L’aurore permit à peine aux Mexicains de découvrir le champ de bataille dont ils étoient reſtés les maîtres, qu’ils aperçurent parmi les morts un fils & deux filles de Montezuma, que les Eſpagnols emmenoient avec quelques autres priſonniers. Ce ſpectacle les glaça d’effroi. L’idée d’avoir maſſacré les enfans après avoir immolé le père, étoit trop forte, pour que des âmes foibles & énervées par l’habitude d’une obéiſſance aveugle, puſſent la ſoutenir. Ils craignirent de joindre l’impiété au régicide ; & ils donnèrent à de vaines cérémonies funèbres, un tems qu’ils devoient au ſalut de leur patrie.

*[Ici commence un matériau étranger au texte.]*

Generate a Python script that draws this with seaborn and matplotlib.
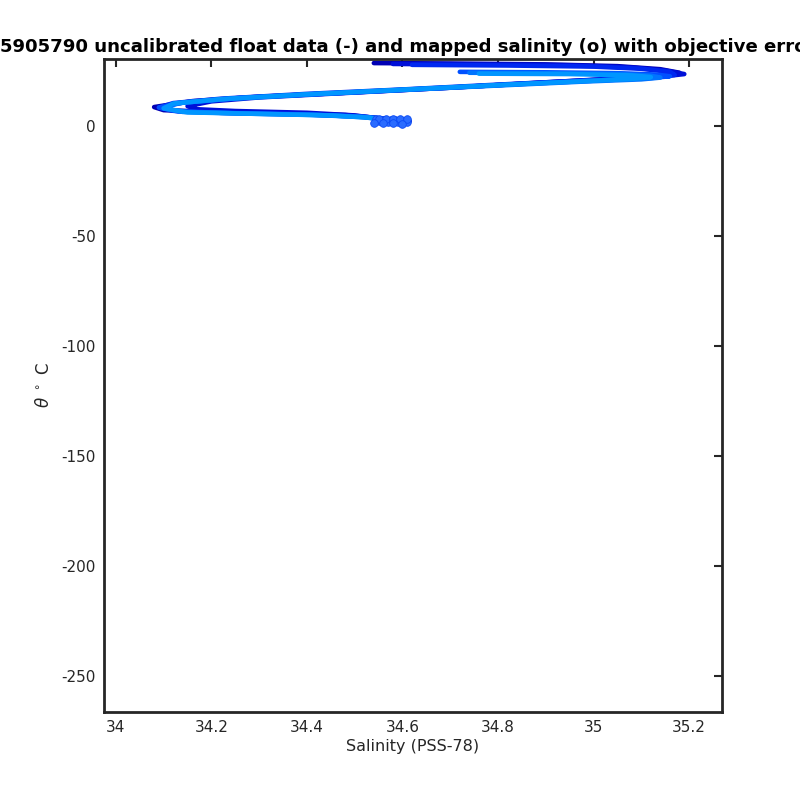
import matplotlib
matplotlib.use("Agg")
import matplotlib.pyplot as plt
import pandas as pd
import seaborn as sns

# theta-salinity profiles (salinity PSS-78, theta degC)
sal_p1 = [34.54, 34.70, 34.90, 35.05, 35.14, 35.18, 35.15, 35.05, 34.88, 34.70, 34.50,
          34.30, 34.16, 34.08, 34.10, 34.20, 34.35, 34.48, 34.54, 34.58, 34.615]
theta_p1 = [28.6, 28.4, 28.0, 27.2, 25.8, 24.2, 23.0, 21.6, 19.6, 17.4, 15.3,
            13.3, 11.3, 8.6, 7.2, 6.4, 5.8, 5.0, 3.8, 2.8, 2.2]

sal_p2 = [34.58, 34.75, 34.95, 35.08, 35.15, 35.19, 35.14, 35.03, 34.86, 34.68,
          34.48, 34.30, 34.20, 34.15, 34.17, 34.25, 34.40, 34.50, 34.55, 34.60]
theta_p2 = [28.2, 28.0, 27.6, 26.6, 25.2, 23.6, 22.4, 21.2, 19.3, 17.2,
            15.0, 13.0, 11.2, 9.0, 7.6, 6.8, 6.0, 4.8, 3.4, 2.5]

sal_p3 = [34.62, 34.82, 35.00, 35.10, 35.16, 35.17, 35.10, 34.98, 34.80, 34.60,
          34.40, 34.22, 34.12, 34.09, 34.12, 34.22, 34.38, 34.50, 34.56, 34.60]
theta_p3 = [27.8, 27.5, 27.0, 26.0, 24.6, 23.2, 22.0, 20.7, 18.8, 16.6,
            14.6, 12.4, 10.4, 8.4, 6.9, 6.0, 5.4, 4.4, 3.2, 2.4]

sal_p4 = [34.72, 34.90, 35.05, 35.13, 35.16, 35.12, 35.00, 34.84, 34.65, 34.45,
          34.26, 34.14, 34.09, 34.13, 34.25, 34.40, 34.52, 34.57, 34.60]
theta_p4 = [24.6, 24.4, 24.0, 23.4, 22.6, 21.8, 20.6, 19.0, 17.0, 14.8,
            12.8, 10.6, 8.4, 6.6, 5.8, 5.2, 4.2, 3.0, 2.3]

sal_p5 = [34.74, 34.92, 35.06, 35.12, 35.14, 35.10, 34.98, 34.82, 34.62, 34.42,
          34.24, 34.13, 34.10, 34.14, 34.28, 34.42, 34.52, 34.56, 34.60]
theta_p5 = [24.2, 24.0, 23.6, 22.8, 22.0, 21.2, 20.2, 18.6, 16.6, 14.5,
            12.4, 10.4, 8.2, 6.4, 5.6, 5.0, 4.0, 2.8, 2.2]

sal_p6 = [34.76, 34.95, 35.08, 35.12, 35.08, 34.96, 34.80, 34.60, 34.40, 34.22,
          34.12, 34.10, 34.15, 34.30, 34.45, 34.53, 34.57, 34.60]
theta_p6 = [23.8, 23.6, 23.0, 22.2, 21.4, 20.2, 18.6, 16.5, 14.4, 12.2,
            10.2, 8.0, 6.2, 5.5, 4.8, 3.8, 2.8, 2.1]

profile_colors = ["#0000b4", "#0010d8", "#0028f0", "#0050ff", "#0074ff", "#0096ff"]

# mapped salinity (o) at the deep theta levels
map_sal = [34.545, 34.555, 34.565, 34.575, 34.585, 34.595, 34.605, 34.55, 34.56, 34.57,
           34.58, 34.59, 34.60, 34.61, 34.55, 34.565, 34.58, 34.595, 34.61,
           34.54, 34.56, 34.58, 34.60]
map_theta = [3.0, 2.9, 2.8, 2.7, 2.6, 2.5, 2.4, 2.2, 2.1, 2.0,
             1.9, 1.8, 1.7, 1.6, 3.4, 3.3, 3.2, 3.1, 3.0,
             1.5, 1.3, 1.2, 1.1]

xtick_vals = [34.0, 34.2, 34.4, 34.6, 34.8, 35.0, 35.2]
xtick_labels = ["34", "34.2", "34.4", "34.6", "34.8", "35", "35.2"]
ytick_vals = [0, -50, -100, -150, -200, -250]
ytick_labels = ["0", "-50", "-100", "-150", "-200", "-250"]

title = "5905790 uncalibrated float data (-) and mapped salinity (o) with objective errors"

sns.set_theme(style="white")
plt.rcParams["font.family"] = ["DejaVu Sans"]

profiles = [(sal_p1, theta_p1), (sal_p2, theta_p2), (sal_p3, theta_p3),
            (sal_p4, theta_p4), (sal_p5, theta_p5), (sal_p6, theta_p6)]
rows = []
for i, (s, t) in enumerate(profiles):
    for k, (sv, tv) in enumerate(zip(s, t)):
        rows.append({"profile": i, "step": k, "sal": sv, "theta": tv})
df = pd.DataFrame(rows)
df_map = pd.DataFrame({"sal": map_sal, "theta": map_theta})

fig = plt.figure(figsize=(8, 8), dpi=100)
ax = fig.add_axes([0.13, 0.11, 0.7725, 0.81625])

sns.lineplot(data=df, x="sal", y="theta", hue="profile", palette=profile_colors,
             sort=False, estimator=None, units="profile", linewidth=3.3,
             legend=False, ax=ax)
sns.scatterplot(data=df_map, x="sal", y="theta", marker="o", s=30,
                color="#2a6cff", edgecolor="#0b4af5", linewidth=0.6,
                legend=False, ax=ax, zorder=3)

ax.set_xlim(33.975, 35.269)
ax.set_ylim(-266.4, 30.45)
ax.set_xticks(xtick_vals)
ax.set_xticklabels(xtick_labels)
ax.set_yticks(ytick_vals)
ax.set_yticklabels(ytick_labels)
ax.tick_params(direction="in", length=6, width=1.5, top=True, right=True,
               labelsize=11, colors="#262626", pad=6)
for sp in ax.spines.values():
    sp.set_visible(True)
    sp.set_color("#262626")
    sp.set_linewidth(2)

ax.set_xlabel("Salinity (PSS-78)", fontsize=11.5, color="#262626", labelpad=3)
ax.set_ylabel(r"$\theta$ $^\circ$ C", fontsize=12, color="#262626", labelpad=6)
ax.set_title(title, fontsize=13.05, fontweight="bold", color="black", pad=5)

fig.savefig("out.png", dpi=100)
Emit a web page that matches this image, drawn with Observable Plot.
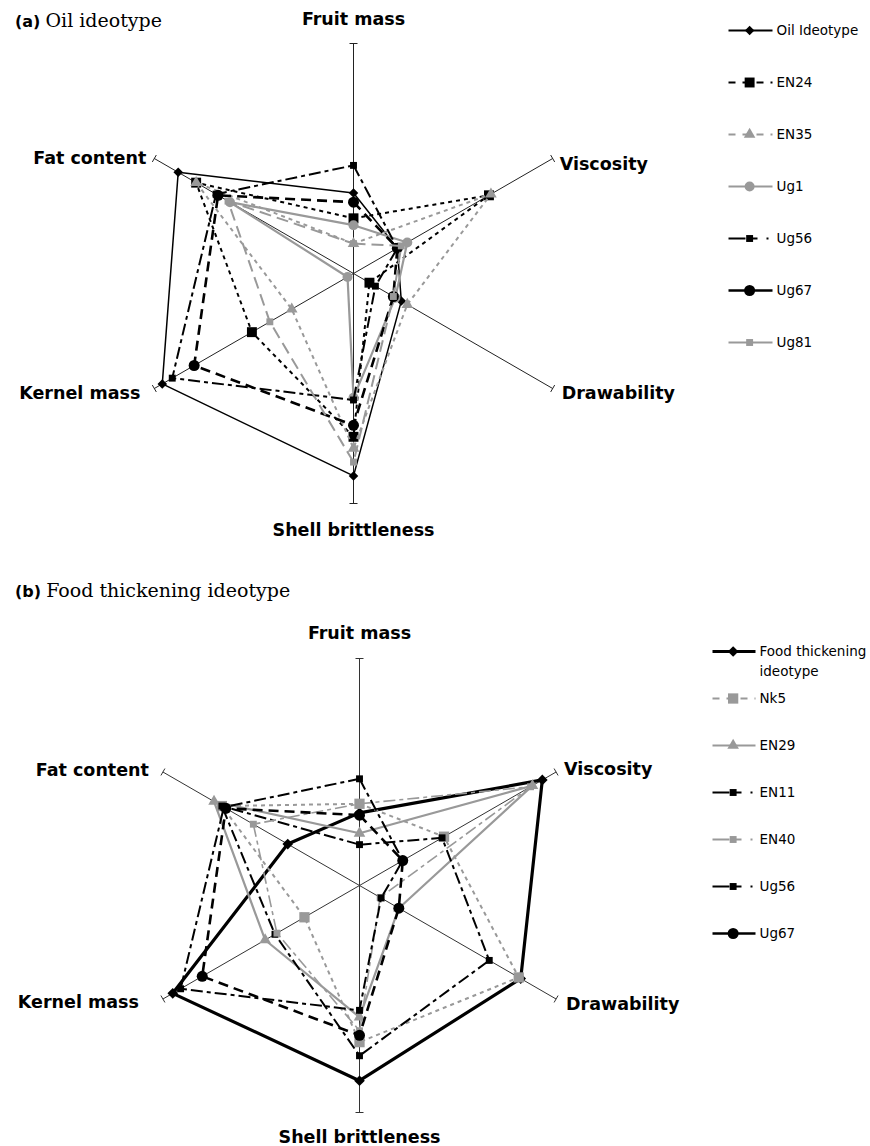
<!DOCTYPE html>
<html><head><meta charset="utf-8">
<script src="https://cdn.jsdelivr.net/npm/d3@7"></script>
<script src="https://cdn.jsdelivr.net/npm/@observablehq/plot@0.6"></script>
<style>
body{margin:0;background:#fff;width:870px;height:1146px;overflow:hidden;position:relative;font-family:"DejaVu Sans",sans-serif;}
.panel{position:absolute;left:0;width:870px;height:573px;}
.panel svg{position:absolute;left:0;top:0;overflow:visible;background:transparent;}
.title{position:absolute;left:15px;white-space:nowrap;line-height:24px;z-index:5;color:#000;}
.title b{font-family:"DejaVu Sans",sans-serif;font-size:16px;}
.title span{font-family:"DejaVu Serif",serif;font-size:19px;}
</style></head><body>
<div id="pa" class="panel" style="top:0"></div>
<div id="pb" class="panel" style="top:573px"></div>
<div class="title" style="top:8px"><b>(a)</b> <span>Oil ideotype</span></div>
<div class="title" style="top:578px"><b>(b)</b> <span>Food thickening ideotype</span></div>
<script>
// ---- data (values as fraction of each axis length) ----
const traits = ["Fruit mass", "Viscosity", "Drawability", "Shell brittleness", "Kernel mass", "Fat content"];

// panel (a): Oil ideotype
const oilGenotypes = ["Oil Ideotype", "EN24", "EN35", "Ug1", "Ug56", "Ug67", "Ug81"];
const oilIdeotype = [0.35, 0.22, 0.24, 0.88, 0.96, 0.88];
const en24 = [0.24, 0.68, 0.08, 0.71, 0.51, 0.79];
const en35 = [0.13, 0.69, 0.27, 0.76, 0.31, 0.79];
const ug1  = [0.21, 0.27, 0.21, 0.54, 0.03, 0.62];
const ug56 = [0.47, 0.22, 0.11, 0.55, 0.91, 0.69];
const ug67 = [0.31, 0.22, 0.20, 0.66, 0.80, 0.68];
const ug81 = [0.13, 0.24, 0.20, 0.82, 0.42, 0.63];

// panel (b): Food thickening ideotype
const foodGenotypes = ["Food thickening ideotype", "Nk5", "EN29", "EN11", "EN40", "Ug56", "Ug67"];
const foodIdeotype = [0.32, 0.93, 0.82, 0.86, 0.95, 0.365];
const nk5  = [0.36, 0.43, 0.81, 0.69, 0.28, 0.70];
const en29 = [0.23, 0.88, 0.20, 0.58, 0.48, 0.74];
const en11 = [0.18, 0.42, 0.66, 0.75, 0.43, 0.70];
const en40 = [0.36, 0.87, 0.105, 0.64, 0.42, 0.54];

const oilValues  = [oilIdeotype, en24, en35, ug1, ug56, ug67, ug81];
const foodValues = [foodIdeotype, nk5, en29, en11, en40, ug56, ug67];

// ---- styles ----
const GRAY = "#999999";
const styles = {
  "Oil Ideotype": {color: "#000", width: 1.5, dash: null, legendDash: null, symbol: "diamond2", r: 4.3},
  "EN24": {color: "#000", width: 2, dash: "4,4", legendDash: "7,7", symbol: "square", r: 5.6},
  "EN35": {color: GRAY, width: 2, dash: "4,4", legendDash: "7,7", symbol: "triangle", r: 4.3},
  "Ug1":  {color: GRAY, width: 2.2, dash: null, legendDash: null, symbol: "circle", r: 5},
  "Ug56": {color: "#000", width: 2, dash: "12,4,4,4", legendDash: "17,5,7,9,2,20", symbol: "square", r: 3.9},
  "Ug67": {color: "#000", width: 2.6, dash: "10,6", legendDash: null, symbol: "circle", r: 5.5},
  "Ug81": {color: GRAY, width: 2, dash: "12,6", legendDash: null, symbol: "square", r: 3.9},
  "Food thickening ideotype": {color: "#000", width: 3.2, dash: null, legendDash: null, symbol: "diamond2", r: 4.8},
  "Nk5":  {color: GRAY, width: 2, dash: "4,4", legendDash: "7,7", symbol: "square", r: 5.8},
  "EN29": {color: GRAY, width: 2.2, dash: null, legendDash: null, symbol: "triangle", r: 4.3},
  "EN11": {color: "#000", width: 2, dash: "12,4,4,4", legendDash: "17,5,7,9,2,20", symbol: "square", r: 3.9},
  "EN40": {color: GRAY, width: 1.6, dash: "12,4,4,4", legendDash: "17,5,7,9,2,20", symbol: "square", r: 3.9}
};

const angle = i => i * Math.PI / 3; // clockwise from up
const px = (v, i) => v * Math.sin(angle(i));
const py = (v, i) => v * Math.cos(angle(i));

function panel(el, cfg) {
  const W = 870, H = 573, R = cfg.R;
  const rows = [];
  cfg.names.forEach((name, s) => cfg.values[s].forEach((v, i) =>
    rows.push({name, trait: traits[i], i, v, x: px(v, i), y: py(v, i)})));
  const ax = traits.map((t, i) => ({t, i, x: px(1, i), y: py(1, i)}));
  const tk = 4 / R;
  const marks = [
    Plot.link(ax, {x1: 0, y1: 0, x2: "x", y2: "y", stroke: cfg.axisColor, strokeWidth: 1}),
    Plot.link(ax, {
      x1: d => d.x + Math.cos(angle(d.i)) * tk, y1: d => d.y - Math.sin(angle(d.i)) * tk,
      x2: d => d.x - Math.cos(angle(d.i)) * tk, y2: d => d.y + Math.sin(angle(d.i)) * tk,
      stroke: cfg.axisColor, strokeWidth: 1
    })
  ];
  cfg.names.forEach(name => {
    const st = styles[name];
    const data = rows.filter(d => d.name === name);
    marks.push(Plot.line(data, {x: "x", y: "y", curve: "linear-closed", stroke: st.color,
      strokeWidth: st.width, strokeDasharray: st.dash, strokeLinejoin: "miter", strokeLinecap: "butt"}));
    marks.push(Plot.dot(data, {x: "x", y: "y", symbol: st.symbol, r: st.r, fill: st.color, stroke: "none"}));
  });
  ax.forEach((a, i) => {
    const o = cfg.labels[i];
    marks.push(Plot.text([a], {x: "x", y: "y", text: "t", dx: o[0], dy: o[1], textAnchor: o[2],
      lineAnchor: "middle", fontSize: 17.5, fontWeight: "bold", fill: "#000",
      fontFamily: "DejaVu Sans"}));
  });
  const chart = Plot.plot({
    width: W, height: H, margin: 0,
    x: {domain: [-cfg.cx / R, (W - cfg.cx) / R], range: [0, W], axis: null},
    y: {domain: [-(H - cfg.cy) / R, cfg.cy / R], range: [H, 0], axis: null},
    style: {background: "transparent", overflow: "visible"},
    marks
  });
  el.appendChild(chart);

  // legend
  const lg = cfg.legend;
  const lmarks = [];
  cfg.names.forEach(name => {
    const st = styles[name];
    lmarks.push(Plot.line([{x: 0, y: name}, {x: 1, y: name}], {x: "x", y: "y", stroke: st.color,
      strokeWidth: Math.max(st.width, 2), strokeDasharray: st.legendDash, strokeLinecap: "butt"}));
    lmarks.push(Plot.dot([{x: 0.48, y: name}], {x: "x", y: "y", symbol: st.symbol, r: st.r, fill: st.color, stroke: "none"}));
  });
  const lines = [];
  cfg.names.forEach(name => (cfg.legendText[name] || name).split("\n").forEach((l, k) => lines.push({name, l, k})));
  [0, 1].forEach(k => {
    lmarks.push(Plot.text(lines.filter(d => d.k === k), {x: 1, y: "name", text: "l", dx: lg.tdx, dy: k * 20,
      textAnchor: "start", lineAnchor: "middle", fontSize: 13.5, fill: "#000", fontFamily: "DejaVu Sans"}));
  });
  const leg = Plot.plot({
    width: W, height: H, margin: 0,
    x: {domain: [0, 1], range: lg.x, axis: null},
    y: {type: "point", domain: cfg.names, range: lg.y, padding: 0, axis: null},
    style: {background: "transparent", overflow: "visible"},
    marks: lmarks
  });
  el.appendChild(leg);
}

panel(document.getElementById("pa"), {
  names: oilGenotypes, values: oilValues, cx: 353, cy: 273, R: 230, axisColor: "#222",
  labels: [[0, -24, "middle"], [7, 6, "start"], [9, 5, "start"], [0, 27, "middle"], [-14, 5, "end"], [-8, 0, "end"]],
  legend: {x: [728, 772], y: [30, 342], tdx: 4},
  legendText: {}
});
panel(document.getElementById("pb"), {
  names: foodGenotypes, values: foodValues, cx: 359, cy: 312, R: 227, axisColor: "#333",
  labels: [[0, -25, "middle"], [8, -3, "start"], [10, 5, "start"], [0, 25, "middle"], [-24, 3, "end"], [-14, -2, "end"]],
  legend: {x: [712, 755], y: [75, 362], tdx: 4},
  legendText: {"Food thickening ideotype": "Food thickening\nideotype"}
});
</script>
</body></html>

Durant cet intervalle, l’armée battue qui avoit perdu ſon artillerie, ſes munitions, ſes bagages, ſon butin, cinq ou ſix cens Eſpagnols, deux mille Tlaſcaltèques, & à laquelle il ne reſtoit preſque pas un ſoldat qui ne fût bleſſé, ſe remettoit en marche. On ne tarda pas à la pourſuivre, à la harceler, à l’envelopper enfin dans la vallée d’Otumba. Le feu du canon & de la mouſqueterie, le fer des lances, & des épées n’empêchoient pas les Indiens, tout nus qu’ils étoient, d’approcher, & de ſe jeter ſur leurs ennemis avec une grande animoſité. La valeur alloit céder au nombre, lorſque Cortès décida de la fortune de cette journée. Il avoit entendu dire que dans cette partie du Nouveau-Monde, le ſort des batailles dépendoit de l’étendard royal. Ce drapeau, dont la forme étoit remarquable, & qu’on ne mettoit en campagne que dans les occaſions les plus importantes, étoit aſſez près de lui. Il s’élance avec ſes plus braves compagnons, pour le prendre. L’un d’eux le ſaiſit & l’emporte dans les rangs des Eſpagnols. Les Mexicains perdent courage ; ils prennent la fuite en jettant leurs armes. Cortès pourſuit ſa marche, & arrive ſans obſtacle chez, les Tlaſcaltèques.